マクニカネットワークスは8月28日、都内で記者会見を開き、標的型攻撃の検知に特化した脅威インテリジェンスの提供を開始すると発表した。
今回、同社が提供する脅威インテリジェンスは、主に日本の組織が受けた標的型攻撃の調査・マルウェア解析をベースに作成したルールをオープンソースのYARAに適用し、提供する。 同社ではマルウェア解析を通して得た、変更頻度が少ないコードレベルの特徴をルール化し、ファイルとして残らないメモリ上にのみ展開される悪意のあるコードの検知も対象としたルールを作成しており、メモリスキャンが可能な調査ツール・製品で利用することで標的型攻撃の調査・検知を支援するとしている。
マクニカネットワークス 第2営業統括部第2営業部長の山内治朗氏は「一般的な脅威インテリジェンスは主に防御フェーズのみをカバーしているほか、ブラックリストのため有効期間が短い。また、検知・調査フェーズでメモリに対する侵害痕跡の照合は重要であるが、攻撃に使われるツールの情報や分析に高い専門性と時間が必要となる。われわれの脅威インテリジェンスはメモリ空間を見るためサンドボックス解析やスレットハンティング、フォレンジック、マルウェアのコード解析を可能とし、課題解決を支援する」と力を込めた。
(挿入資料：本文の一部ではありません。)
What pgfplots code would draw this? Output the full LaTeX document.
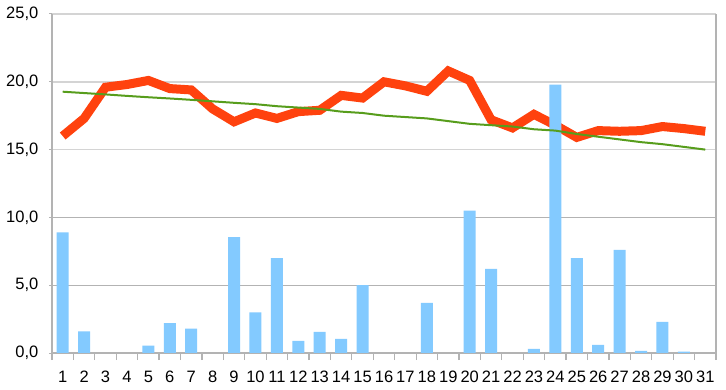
\documentclass[border=0pt]{standalone}
\usepackage{fontspec}
\setmainfont{Liberation Sans}
\usepackage{pgfplots}
\pgfplotsset{compat=1.18}
\definecolor{barblue}{HTML}{83CAFF}
\definecolor{linered}{HTML}{FF420E}
\definecolor{trendgreen}{HTML}{579D1C}
\definecolor{gridlight}{HTML}{D4D4D4}
\definecolor{griddark}{HTML}{B3B3B3}
\begin{document}
\fontsize{16.5bp}{19bp}\selectfont
\begin{tikzpicture}[x=1bp,y=1bp]
\useasboundingbox (-52bp,-37bp) rectangle (674bp,353bp);
\begin{axis}[
  at={(0,0)}, anchor=south west,
  scale only axis, width=664bp, height=339bp,
  xmin=0.5, xmax=31.5, ymin=0, ymax=25,
  axis x line*=bottom, axis y line*=left,
  axis line style={draw=griddark, line width=1.2bp},
  xtick={1,...,31},
  minor xtick={0.5,1.5,...,31.5},
  x tick style={draw=griddark, line width=1.2bp},
  major x tick style={draw=none},
  minor tick length=7bp,
  tick align=outside,
  ytick={0,15,20,25},
  extra y ticks={5,10},
  extra y tick style={ymajorgrids=true, major grid style={draw=griddark, line width=1bp}},
  extra x ticks={31.5}, extra x tick labels={},
  extra x tick style={xmajorgrids=true, major grid style={draw=griddark, line width=1.2bp}, major tick length=7bp},
  ymajorgrids=true,
  major grid style={draw=gridlight, line width=1.6bp},
  y tick style={draw=griddark, line width=1bp},
  major tick length=3bp,
  ticklabel style={font=\fontsize{16.5bp}{19bp}\selectfont},
  xticklabel style={anchor=base, yshift=-26bp, /pgf/number format/.cd, fixed, precision=0, assume math mode=true},
  yticklabel style={anchor=east, xshift=-5bp, /pgf/number format/.cd, fixed, fixed zerofill, precision=1, use comma, assume math mode=true},
]
\addplot[linered, line width=9bp, line join=miter] coordinates {
(1,16.0) (2,17.3) (3,19.6) (4,19.8) (5,20.1) (6,19.5) (7,19.4) (8,18.0) (9,17.05) (10,17.7)
(11,17.3) (12,17.8) (13,17.9) (14,19.0) (15,18.8) (16,20.0) (17,19.7) (18,19.3) (19,20.8) (20,20.1)
(21,17.2) (22,16.6) (23,17.6) (24,16.8) (25,15.9) (26,16.4) (27,16.35) (28,16.4) (29,16.7) (30,16.55) (31,16.35)
};
\addplot[ybar, bar width=12bp, fill=barblue, draw=none] coordinates {
(1,8.9) (2,1.6) (3,0) (4,0) (5,0.55) (6,2.2) (7,1.8) (8,0) (9,8.55) (10,3.0)
(11,7.0) (12,0.9) (13,1.55) (14,1.05) (15,5.0) (16,0) (17,0) (18,3.7) (19,0) (20,10.5)
(21,6.2) (22,0) (23,0.3) (24,19.8) (25,7.0) (26,0.6) (27,7.6) (28,0.15) (29,2.3) (30,0.1) (31,0)
};
\addplot[trendgreen, line width=2bp] coordinates {
(1,19.27) (2,19.17) (3,19.07) (4,18.96) (5,18.86) (6,18.77) (7,18.67) (8,18.56) (9,18.45) (10,18.35)
(11,18.2) (12,18.1) (13,18.0) (14,17.8) (15,17.7) (16,17.5) (17,17.4) (18,17.3) (19,17.1) (20,16.9)
(21,16.8) (22,16.7) (23,16.5) (24,16.4) (25,16.15) (26,15.95) (27,15.75) (28,15.55) (29,15.4) (30,15.2) (31,15.0)
};
\end{axis}
\end{tikzpicture}
\end{document}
組織のCSIRTは脅威インテリジェンスを活用することで、マルウェアの解析やフォレンジック、スレットハンティングといったセキュリティの高い専門性と時間が必要とされる業務において、標的型攻撃の検知精度を高めることができるほか、既存の脅威インテリジェンスを補完または拡充することを可能としている。
同社では、脅威インテリジェンスを適用したスレットハンティングサービスも提供しており、1台あたり約30分~1時間と短時間でスキャンが完了し、1台から数万台まで一斉に調査できる点も特徴となっている。これまで、EDRソリューションを未導入の環境やEDRでは検知できなかったインシデントへの対応にも有効だという。
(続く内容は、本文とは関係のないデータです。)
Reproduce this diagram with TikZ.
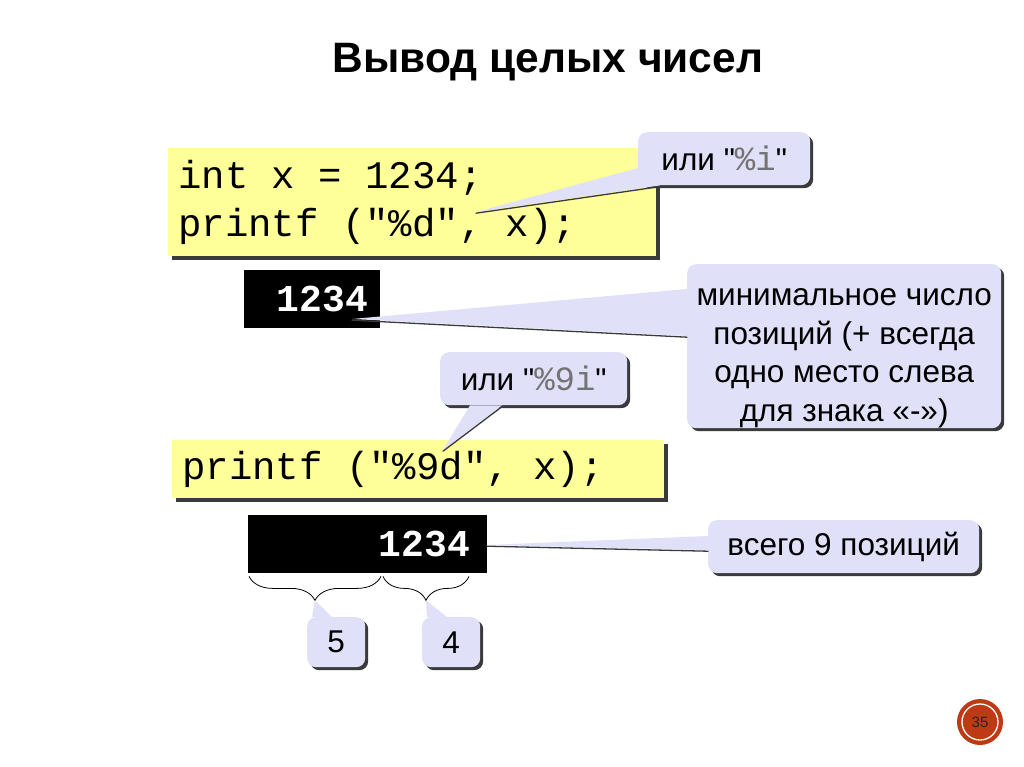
\documentclass[tikz,border=0pt]{standalone}
\usepackage{fontspec}
\setmainfont{Liberation Sans}[Ligatures=TeXOff]
\setmonofont{Liberation Mono}
\usetikzlibrary{decorations.pathreplacing,shadows,calc}
\definecolor{codey}{HTML}{FFFF99}
\definecolor{lav}{HTML}{E0E0F8}
\definecolor{shad}{HTML}{3A3A3A}
\definecolor{numred}{HTML}{BE3A14}
\newcommand\msp{\hspace*{0.6em}}
\newcommand\calltail[4][]{%
  \fill[lav] (#2) -- (#4) -- (#3) -- cycle;
  \ifx\relax#1\relax\else
  \draw[shad, line width=1.3pt, line cap=round] ([shift={(0,1.2)}]#3) -- ([shift={(0,1.2)}]#4);
  \fi}
\begin{document}
\begin{tikzpicture}[x=1pt,y=-1pt,
  codebox/.style={fill=codey, anchor=north west, inner xsep=10pt, inner ysep=0pt,
    align=left, font=\ttfamily\fontsize{39}{48}\selectfont,
    drop shadow={shadow xshift=4pt, shadow yshift=-4pt, fill=shad, opacity=1}},
  outbox/.style={fill=black, text=white, anchor=north west, inner ysep=0pt,
    align=right, font=\ttfamily\bfseries\fontsize{38}{38}\selectfont},
  callout/.style={fill=lav, rounded corners=9pt, anchor=north west, inner sep=0pt,
    align=center, font=\fontsize{31.5}{38.7}\selectfont,
    drop shadow={shadow xshift=3pt, shadow yshift=-3pt, fill=shad, opacity=1}},
  ctext/.style={font=\fontsize{31.5}{38.7}\selectfont, align=center, inner sep=0pt}]
\useasboundingbox[fill=white] (0,0) rectangle (1024,767);

% title
\node[font=\bfseries\fontsize{42.5}{42.5}\selectfont] (title) at (548,62) {Вывод целых чисел};

% code boxes
\node[codebox, text width=468pt, minimum height=108pt] (code1) at (168,148)
  {int\msp x\msp =\msp 1234;\\printf\msp ("\%d",\msp x);};
\node[codebox, text width=472pt, minimum height=58pt] (code2) at (172,440)
  {printf\msp ("\%9d",\msp x);};

% output boxes
\node[outbox, inner xsep=12pt, text width=112pt, minimum height=58pt] (out1) at (244,270) {1234};
\node[outbox, inner xsep=17pt, text width=205pt, minimum height=58pt] (out2) at (248,515) {1234};

% braces
\coordinate (b1s) at ([shift={(1,3)}]out2.south west);
\coordinate (b1e) at ([shift={(133,3)}]out2.south west);
\coordinate (b2s) at ([shift={(135,3)}]out2.south west);
\coordinate (b2e) at ([shift={(221,3)}]out2.south west);
\draw[decorate, decoration={brace, mirror, amplitude=24pt}, line width=0.8pt] (b1s) -- (b1e);
\draw[decorate, decoration={brace, mirror, amplitude=24pt}, line width=0.8pt] (b2s) -- (b2e);
\coordinate (t5) at ($(b1s)!0.5!(b1e)+(0,24)$);
\coordinate (t4) at ($(b2s)!0.5!(b2e)+(0,24)$);

% callouts
\node[callout, minimum width=172pt, minimum height=53pt] (c1) at (638,132)
  {или "\textcolor{black!55}{\ttfamily\fontsize{34}{34}\selectfont\%i}"};
\coordinate (tip1) at (476,212);
\coordinate (c1a) at ([shift={(0,36)}]c1.north west);
\coordinate (c1b) at ([shift={(22,0)}]c1.south west);
\calltail[d]{c1a}{c1b}{tip1}

\node[callout, minimum width=314pt, minimum height=164pt] (c2) at (687,264) {};
\node[ctext] (c2txt) at ($(c2.center)+(0,12)$)
  {минимальное число\\позиций (+ всегда\\одно место слева\\для знака «-»)};
\coordinate (tip2) at (352,319);
\coordinate (c2a) at ([shift={(0,25)}]c2.north west);
\coordinate (c2b) at ([shift={(0,72)}]c2.north west);
\calltail[d]{c2a}{c2b}{tip2}

\node[callout, minimum width=187pt, minimum height=53pt] (c3) at (440,352)
  {или "\textcolor{black!55}{\ttfamily\fontsize{34}{34}\selectfont\%9i}"};
\coordinate (tip3) at (443,450);
\coordinate (c3a) at ([shift={(30,0)}]c3.south west);
\coordinate (c3b) at ([shift={(62,0)}]c3.south west);
\calltail[d]{c3a}{c3b}{tip3}

\node[callout, minimum width=271pt, minimum height=53pt] (c4) at (708,520)
  {всего 9 позиций};
\coordinate (tip4) at (487,545);
\coordinate (c4a) at ([shift={(0,16)}]c4.north west);
\coordinate (c4b) at ([shift={(0,30)}]c4.north west);
\calltail[d]{c4a}{c4b}{tip4}

\node[callout, minimum width=58pt, minimum height=50pt] (c5) at (307,617) {5};
\coordinate (c5a) at ([shift={(5,0)}]c5.north west);
\coordinate (c5b) at ([shift={(25,0)}]c5.north west);
\calltail{c5a}{c5b}{t5}

\node[callout, minimum width=58pt, minimum height=50pt] (c6) at (422,617) {4};
\coordinate (c6a) at ([shift={(5,0)}]c6.north west);
\coordinate (c6b) at ([shift={(25,0)}]c6.north west);
\calltail{c6a}{c6b}{t4}

% slide number
\node[circle, fill=numred, minimum size=46pt, inner sep=0pt] (num) at (980,722) {};
\draw[white, line width=1.3pt] (num.center) circle (18);
\node[text=black!85, font=\fontsize{15}{15}\selectfont] (numtxt) at (num.center) {35};
\end{tikzpicture}
\end{document}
提供はYARAルールを電子データで提供し、ファイルとメモリのスキャンルールから構成。ユーザーは専用サイトを通じて同ルールを、契約期間中は同ルールの更新版の利用を可能としており、契約は年間サブスクリプション、価格はオープン。今後、3年間で同社は脅威インテリジェンスを60社への導入を目指し、売り上げは3億円を計画している。